Minimalism in Applied ML
Data is Abundant, Your Time is Not
Full Stack ML doesn’t have to take months on end like it used to; it can be done in days. Like any product or service, ML applications have to prove their worth in a market - the faster an idea is synthesized, the faster that idea can be tested.
Working in ML, common wisdom thinks it takes weeks (if you’re lucky) or months (probably) to put together a dataset and train a model. The truth is, in many cases it can take less than a day to prove out your idea. I call the following approach Minimalism in Applied ML - it’s a mindset, not a rule set.
What follows is a generalized discussion of how I think when it comes to acquiring a dataset for my problem.
The Problem isn’t Unique
Why do people think it takes so long to create custom models? They think their problems are unique. But for most ML problems, there is a dataset out there already that is going to be pretty close. That’s just the state of affairs these days.
My first step is always researching related topics / problems - and then finding datasets. This won’t always be a buttoned up, perfectly labeled and formatted to your favorite ML platform dataset, but it will be straightforward to fix.
If this is possible, I didn’t spend months creating, labeling, and cleaning a dataset, but I’ve got one anyway. It’s the same concept as pulling down code from Github or Stack Overflow and adapting it to your needs. There is no reason to reinvent the wheel.
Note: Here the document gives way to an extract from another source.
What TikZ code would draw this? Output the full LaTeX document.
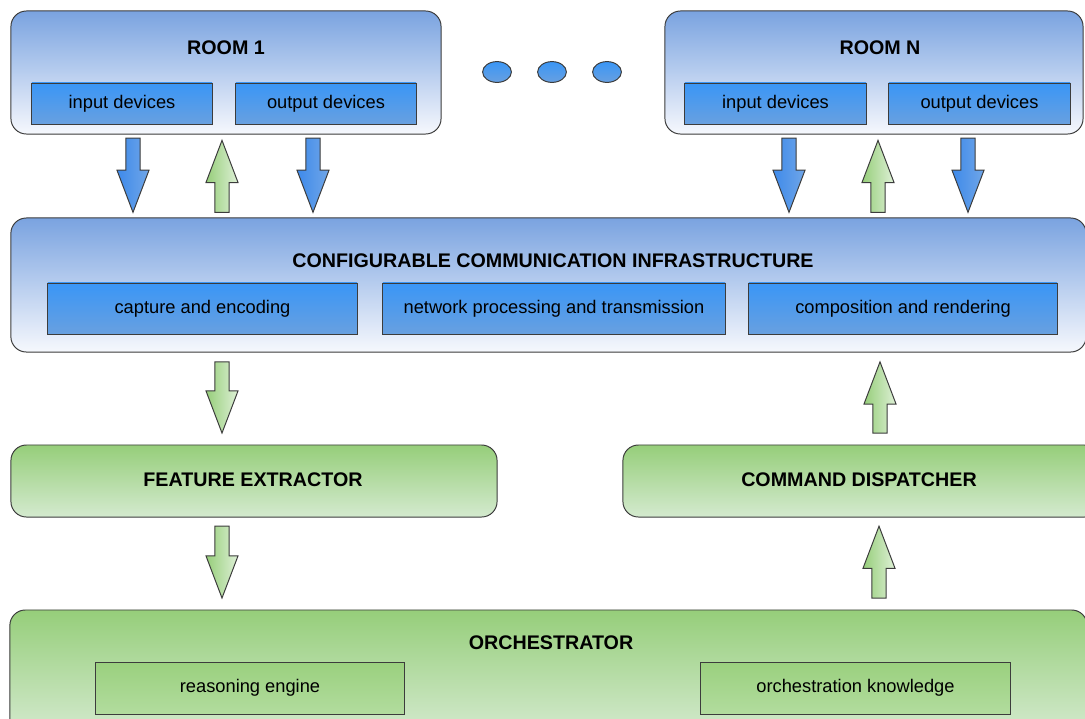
\documentclass[tikz,border=0pt]{standalone}
\usepackage{fontspec}
\setmainfont{Liberation Sans}
\usetikzlibrary{calc,shapes.geometric}
\definecolor{bluetop}{RGB}{122,163,224}
\definecolor{bluebot}{RGB}{246,248,253}
\definecolor{devtop}{RGB}{58,150,246}
\definecolor{devbot}{RGB}{104,160,224}
\definecolor{greentop}{RGB}{150,206,122}
\definecolor{greenbot}{RGB}{212,234,207}
\definecolor{modtop}{RGB}{154,208,126}
\definecolor{modbot}{RGB}{178,220,158}
\definecolor{edge}{RGB}{60,60,60}
\definecolor{arrblueL}{RGB}{62,138,234}
\definecolor{arrblueR}{RGB}{112,166,232}
\definecolor{arrgreenL}{RGB}{150,206,122}
\definecolor{arrgreenR}{RGB}{222,240,214}
\newcommand\arrowdown[6]{%
  \path[#1] let \p1=(#2,0 |- #3), \p2=(#2,0 |- #4) in
    (\x1-5pt,\y1-#5) -- (\x1+5pt,\y1-#5) -- (\x1+5pt,\y2+#6+30pt) -- (\x1+11.4pt,\y2+#6+30pt)
    -- (\x1,\y2+#6) -- (\x1-11.4pt,\y2+#6+30pt) -- (\x1-5pt,\y2+#6+30pt) -- cycle;}
\newcommand\arrowup[6]{%
  \path[#1] let \p1=(#2,0 |- #3), \p2=(#2,0 |- #4) in
    (\x1-5pt,\y1+#5) -- (\x1+5pt,\y1+#5) -- (\x1+5pt,\y2-#6-30pt) -- (\x1+11.4pt,\y2-#6-30pt)
    -- (\x1,\y2-#6) -- (\x1-11.4pt,\y2-#6-30pt) -- (\x1-5pt,\y2-#6-30pt) -- cycle;}
\tikzset{
  outerblue/.style={draw=edge, line width=0.7pt, rounded corners=11pt, top color=bluetop, bottom color=bluebot},
  outergreen/.style={draw=edge, line width=0.7pt, rounded corners=11pt, top color=greentop, bottom color=greenbot},
  devbox/.style={draw=edge, line width=0.7pt, top color=devtop, bottom color=devbot, font=\fontsize{13}{15}\selectfont},
  modbox/.style={draw=edge, line width=0.7pt, top color=modtop, bottom color=modbot, font=\fontsize{13}{15}\selectfont},
  titletext/.style={font=\fontsize{14}{16}\selectfont\bfseries},
  dotshape/.style={draw=edge, line width=0.7pt, ellipse, top color=devtop, bottom color=devbot, minimum width=0.72cm, minimum height=0.52cm, inner sep=0pt},
  bluearrow/.style={draw=edge, line width=0.7pt, left color=arrblueL, right color=arrblueR},
  greenarrow/.style={draw=edge, line width=0.7pt, left color=arrgreenL, right color=arrgreenR},
  every node/.style={inner sep=0pt, outer sep=0pt}
}
\begin{document}
\begin{tikzpicture}[x=0.025cm, y=-0.025cm]
\useasboundingbox (0,0) rectangle (1085,718);
\clip (0,0) rectangle (1085,718);
% Room 1
\node[outerblue, minimum width=10.75cm, minimum height=3.075cm] (r1) at (226,72.5) {};
\node[titletext] (r1t) at (226,48) {ROOM 1};
\node[devbox, minimum width=4.5cm, minimum height=1.025cm] (in1) at (122,103.5) {input devices};
\node[devbox, minimum width=4.5cm, minimum height=1.025cm] (out1) at (326,103.5) {output devices};
% dots
\node[dotshape] (d1) at (497,72) {};
\node[dotshape] (d2) at (552,72) {};
\node[dotshape] (d3) at (607,72) {};
% Room N
\node[outerblue, minimum width=10.45cm, minimum height=3.075cm] (rn) at (874,72.5) {};
\node[titletext] (rnt) at (880,48) {ROOM N};
\node[devbox, minimum width=4.525cm, minimum height=1.025cm] (inn) at (775.5,103.5) {input devices};
\node[devbox, minimum width=4.525cm, minimum height=1.025cm] (outn) at (979.5,103.5) {output devices};
% CCI
\node[outerblue, minimum width=26.875cm, minimum height=3.35cm] (cci) at (548.5,285) {};
\node[titletext] (ccit) at (553,261) {CONFIGURABLE COMMUNICATION INFRASTRUCTURE};
\node[devbox, minimum width=7.725cm, minimum height=1.275cm] (cap) at (202.5,308.5) {capture and encoding};
\node[devbox, minimum width=8.55cm, minimum height=1.275cm] (net) at (554,308.5) {network processing and transmission};
\node[devbox, minimum width=7.7cm, minimum height=1.275cm] (comp) at (903,308.5) {composition and rendering};
% Feature extractor / command dispatcher
\node[outergreen, minimum width=12.15cm, minimum height=1.8cm] (fe) at (254,481) {};
\node[titletext] (fet) at (253,480) {FEATURE EXTRACTOR};
\node[outergreen, minimum width=11.925cm, minimum height=1.8cm] (cd) at (861.5,481) {};
\node[titletext] (cdt) at (859,480) {COMMAND DISPATCHER};
% Orchestrator
\node[outergreen, minimum width=26.925cm, minimum height=3.125cm] (orch) at (548.5,672.5) {};
\node[titletext] (orcht) at (551,643) {ORCHESTRATOR};
\node[modbox, minimum width=7.7cm, minimum height=1.3cm] (reas) at (250,688) {reasoning engine};
\node[modbox, minimum width=7.725cm, minimum height=1.3cm] (know) at (855.5,688) {orchestration knowledge};
% arrows row 1
\arrowdown{bluearrow}{133}{r1.south}{cci.north}{3pt}{4pt}
\arrowup{greenarrow}{222}{cci.north}{r1.south}{4pt}{4.5pt}
\arrowdown{bluearrow}{313}{r1.south}{cci.north}{3pt}{4pt}
\arrowdown{bluearrow}{789}{rn.south}{cci.north}{3pt}{4pt}
\arrowup{greenarrow}{878}{cci.north}{rn.south}{4pt}{4.5pt}
\arrowdown{bluearrow}{968}{rn.south}{cci.north}{3pt}{4pt}
% arrows row 2
\arrowdown{greenarrow}{222}{cci.south}{fe.north}{7pt}{8.5pt}
\arrowup{greenarrow}{880}{cd.north}{cci.south}{8.5pt}{7pt}
% arrows row 3
\arrowdown{greenarrow}{222}{fe.south}{orch.north}{6.5pt}{8.5pt}
\arrowup{greenarrow}{879}{orch.north}{cd.south}{8.5pt}{6.5pt}
\end{tikzpicture}
\end{document}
Generate Data if Necessary
This isn’t always possible. When a problem is unique enough that there isn’t a dataset out there after a few minutes of searching, it’s not back to square one. Say the data is protected by HIPAA or is export controlled. No matter - it’s usually possible to create some fake data that will be close enough.
There are so many ways to make fast datasets, and frankly for a first pass, it’s not necessary to have thousands of examples to see if a model is going to work. There are three ideas at play here:
There are many tools out there that make it easy to create formatted data fast
Custom models aren’t always necessary - just fine tune an off the shelf model.
Augment or synthesize new fake data - it will get you far enough to prove viability.
My go-to choice for labeling data is Roboflow for CV problems, and Prodigy for NLP problems. Both allow me to label data and put it in a format that I can plug right in to a model for training.
I’ll explain with a recent example. Dillon and my latest idea for a pet project was to do golf ball detection with an iPhone. I took 10 minutes and looked for CV datasets for golf balls and didn’t find one in that time. Okay, can I build a quick dataset? I looked for another 5 minutes and found a site with videos of people playing golf that I could download for free. That’s my data. All I had to do was label it for object detection. Tedious? Maybe a little, but with Roboflow, uploading the mp4 and labeling the golf balls at each frame took probably half an hour for about 100 frames. Even better, they’ve got data augmentation and generation tools on there. For the time-price of 100 labeled images, I had 1,500 perfectly formatted images - plenty to fine tune an existing model.
It’s not hard to come up with a dataset and it’s a lot easier to be creative than you might think. The mindset is this: Start with a fast spin-up so you can get feedback, and iterate. You can’t iterate on nothing; thus the fastest way to iterate is the same as the fastest way to your first model.